The first issue appeared in October 1964, summarising the events of the Dulwich Society’s first year. It remained an annual publication until the Summer issue of 1968 when it appeared quarterly and its size was reduced to that of a what was termed a ‘handy-size’. This was when the numbering of the newsletter began. The first twenty-four issues can be found in Southwark Local Studies Library. Newsletter number 1 highlighted some of the issues of the 1960’s. Perhaps it will come as no surprise that at the top of the list was the problem of traffic! All the Newsletters from No. 25 onwards, as well as the Journals which succeeded it, can be read online by going to the Dulwich Society’s website.
Its editors have included two Fleet Street journalists, David Nicholson-Lord who wrote on environmental issues in ‘The Times’ and Brian McConnell QPM a veteran newspaper man recently immortalised in the play performed in the West End; ‘Ink’, concerning the launching of ‘The Sun’ newspaper. The present editor, who has been responsible for the last sixty issues was previously editor for twenty years of ‘The Dulwich Villager’ magazine.
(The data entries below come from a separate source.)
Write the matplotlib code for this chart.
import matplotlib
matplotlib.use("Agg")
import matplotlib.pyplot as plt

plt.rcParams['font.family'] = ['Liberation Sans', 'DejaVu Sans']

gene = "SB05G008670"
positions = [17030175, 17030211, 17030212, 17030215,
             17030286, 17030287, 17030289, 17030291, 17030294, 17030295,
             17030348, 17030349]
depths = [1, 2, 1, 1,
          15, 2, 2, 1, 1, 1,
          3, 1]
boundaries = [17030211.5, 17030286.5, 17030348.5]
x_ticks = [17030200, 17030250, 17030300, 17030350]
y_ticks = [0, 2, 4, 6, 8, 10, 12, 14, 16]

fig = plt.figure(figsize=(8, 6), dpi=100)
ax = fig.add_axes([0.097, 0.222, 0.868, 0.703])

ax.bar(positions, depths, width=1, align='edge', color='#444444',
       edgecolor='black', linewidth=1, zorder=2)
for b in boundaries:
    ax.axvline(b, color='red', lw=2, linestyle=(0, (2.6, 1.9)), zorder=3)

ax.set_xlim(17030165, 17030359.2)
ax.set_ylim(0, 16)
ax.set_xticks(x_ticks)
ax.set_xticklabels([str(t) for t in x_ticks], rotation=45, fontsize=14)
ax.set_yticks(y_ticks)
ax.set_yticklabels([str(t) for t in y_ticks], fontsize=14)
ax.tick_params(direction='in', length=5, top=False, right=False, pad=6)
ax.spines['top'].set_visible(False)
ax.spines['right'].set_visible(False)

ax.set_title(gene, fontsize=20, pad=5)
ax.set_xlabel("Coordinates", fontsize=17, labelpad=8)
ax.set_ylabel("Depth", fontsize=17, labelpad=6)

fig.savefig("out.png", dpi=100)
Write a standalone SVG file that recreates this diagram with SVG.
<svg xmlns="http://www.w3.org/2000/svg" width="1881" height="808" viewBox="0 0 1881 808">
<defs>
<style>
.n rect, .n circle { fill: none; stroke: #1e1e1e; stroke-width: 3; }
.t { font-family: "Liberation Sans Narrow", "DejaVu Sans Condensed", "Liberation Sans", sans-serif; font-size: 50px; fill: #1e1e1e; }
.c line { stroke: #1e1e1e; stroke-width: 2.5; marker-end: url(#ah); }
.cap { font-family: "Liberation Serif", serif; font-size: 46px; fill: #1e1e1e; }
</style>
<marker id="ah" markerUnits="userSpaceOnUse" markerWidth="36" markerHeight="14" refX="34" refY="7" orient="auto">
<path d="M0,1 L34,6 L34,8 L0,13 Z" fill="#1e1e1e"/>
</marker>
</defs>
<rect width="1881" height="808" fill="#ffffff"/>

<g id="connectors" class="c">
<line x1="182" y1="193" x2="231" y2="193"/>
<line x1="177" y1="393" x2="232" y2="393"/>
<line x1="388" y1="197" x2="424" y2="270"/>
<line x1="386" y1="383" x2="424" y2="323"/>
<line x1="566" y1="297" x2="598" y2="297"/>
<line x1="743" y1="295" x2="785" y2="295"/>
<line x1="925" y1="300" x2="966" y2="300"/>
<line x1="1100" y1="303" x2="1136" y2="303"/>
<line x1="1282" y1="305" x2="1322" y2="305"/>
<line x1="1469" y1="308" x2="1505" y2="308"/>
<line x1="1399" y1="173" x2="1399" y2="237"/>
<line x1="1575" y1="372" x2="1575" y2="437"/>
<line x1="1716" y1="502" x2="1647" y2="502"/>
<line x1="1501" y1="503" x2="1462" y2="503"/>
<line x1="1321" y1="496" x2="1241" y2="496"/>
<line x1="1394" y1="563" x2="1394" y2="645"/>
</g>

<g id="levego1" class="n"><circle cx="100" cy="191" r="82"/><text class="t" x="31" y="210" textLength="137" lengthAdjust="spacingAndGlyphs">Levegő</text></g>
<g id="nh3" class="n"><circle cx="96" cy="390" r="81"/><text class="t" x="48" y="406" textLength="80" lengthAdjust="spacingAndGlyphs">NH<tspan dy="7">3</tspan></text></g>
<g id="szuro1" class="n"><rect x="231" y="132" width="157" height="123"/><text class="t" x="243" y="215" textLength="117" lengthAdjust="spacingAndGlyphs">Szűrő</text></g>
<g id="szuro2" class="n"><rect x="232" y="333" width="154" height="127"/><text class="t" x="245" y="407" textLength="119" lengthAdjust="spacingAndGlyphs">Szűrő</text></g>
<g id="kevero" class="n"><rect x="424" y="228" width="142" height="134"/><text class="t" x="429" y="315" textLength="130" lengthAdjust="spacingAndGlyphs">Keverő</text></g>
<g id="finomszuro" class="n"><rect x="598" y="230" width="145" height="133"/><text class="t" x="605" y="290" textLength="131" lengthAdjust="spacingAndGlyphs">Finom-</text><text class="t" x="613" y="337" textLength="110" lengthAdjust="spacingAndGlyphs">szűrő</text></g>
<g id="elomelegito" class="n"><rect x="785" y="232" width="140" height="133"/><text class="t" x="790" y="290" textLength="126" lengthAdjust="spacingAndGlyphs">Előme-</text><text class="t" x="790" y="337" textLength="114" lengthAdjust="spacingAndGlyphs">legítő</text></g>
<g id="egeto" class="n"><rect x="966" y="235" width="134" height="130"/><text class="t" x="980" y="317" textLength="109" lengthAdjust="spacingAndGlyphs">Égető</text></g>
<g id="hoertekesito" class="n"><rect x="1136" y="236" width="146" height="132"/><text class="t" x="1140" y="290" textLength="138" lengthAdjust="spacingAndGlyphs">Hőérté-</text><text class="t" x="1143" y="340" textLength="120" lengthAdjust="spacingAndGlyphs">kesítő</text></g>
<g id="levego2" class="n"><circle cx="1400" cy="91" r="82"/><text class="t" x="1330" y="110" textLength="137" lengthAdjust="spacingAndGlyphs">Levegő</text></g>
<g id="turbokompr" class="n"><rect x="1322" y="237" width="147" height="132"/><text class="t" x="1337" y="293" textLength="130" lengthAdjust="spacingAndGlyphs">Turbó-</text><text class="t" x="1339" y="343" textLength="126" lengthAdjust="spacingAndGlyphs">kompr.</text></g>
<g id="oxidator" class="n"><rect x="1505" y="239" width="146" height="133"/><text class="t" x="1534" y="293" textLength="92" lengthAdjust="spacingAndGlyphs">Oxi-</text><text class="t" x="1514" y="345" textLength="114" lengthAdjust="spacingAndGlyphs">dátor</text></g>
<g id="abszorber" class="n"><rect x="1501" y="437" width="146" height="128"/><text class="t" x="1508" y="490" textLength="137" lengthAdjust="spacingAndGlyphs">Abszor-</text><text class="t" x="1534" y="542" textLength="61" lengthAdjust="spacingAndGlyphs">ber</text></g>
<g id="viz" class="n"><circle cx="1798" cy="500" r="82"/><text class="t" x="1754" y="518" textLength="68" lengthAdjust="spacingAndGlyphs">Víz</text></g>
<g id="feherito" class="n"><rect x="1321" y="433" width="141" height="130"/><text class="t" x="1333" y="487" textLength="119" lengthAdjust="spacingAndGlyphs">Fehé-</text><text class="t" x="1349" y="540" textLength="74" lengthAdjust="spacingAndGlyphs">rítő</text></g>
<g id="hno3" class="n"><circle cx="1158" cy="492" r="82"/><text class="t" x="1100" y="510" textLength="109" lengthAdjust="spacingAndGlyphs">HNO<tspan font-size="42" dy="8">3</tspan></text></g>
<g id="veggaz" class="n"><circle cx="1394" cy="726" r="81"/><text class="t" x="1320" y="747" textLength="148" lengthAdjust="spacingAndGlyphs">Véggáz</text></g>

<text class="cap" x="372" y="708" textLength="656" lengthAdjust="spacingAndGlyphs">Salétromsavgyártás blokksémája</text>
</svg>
As most residents of Dulwich will be aware, 2019 is also the 400th anniversary of the foundation of the College of God’s Gift by Edward Alleyn, the noted actor/manager and entrepreneur in the golden age of English theatre. Both Alleyn’s School and Dulwich College have an extensive programme of talks and initiatives commemorating the anniversary; Dulwich College has also carefully restored the magnificent building designed by Charles Barry jnr and Alleyn’s is markingit with the planting of 400 trees in its grounds. Both schools are using the anniversary to increase their efforts to provide more bursaries for pupils from poorer homes.
Of even wider significance this year is the 200th anniversary of the birth of John Ruskin, the Victorian period’s most influential art critic and commentator on social conditions in England. Ruskin lived for much of his life on Herne Hill and Denmark Hill and it is a pity that Dulwich Picture Gallery has neglected this opportunity to stage an exhibition of Ruskin’s enormous contribution to art. Not only would it have provided a fascinating insight into the mind of Dulwich’s most celebrated resident but it would also have the given the chance to display the works of Turner and the Pre-Raphaelites who Ruskin praised, alongside those of some of the Old Masters with whom he was in much dispute. The Journal is carrying a series of articles on this extraordinary man and his influence during this year, the first of which appears in this issue. On page 7 you will also find details of a talk to be given by Jon Newman on Ruskin’s local connections and his reasons for his decision to quit Dulwich and London.
2019 is also the 400th anniversary of the death of the actor/manager Richard Burbage, friend of Shakespeare and rival to Edward Alleyn. The residents of Burbage Road have plans to commemorate their road’s namesake during the year. Jan Piggott discusses in this Journal, the connections between Burbage, Alleyn and Dulwich.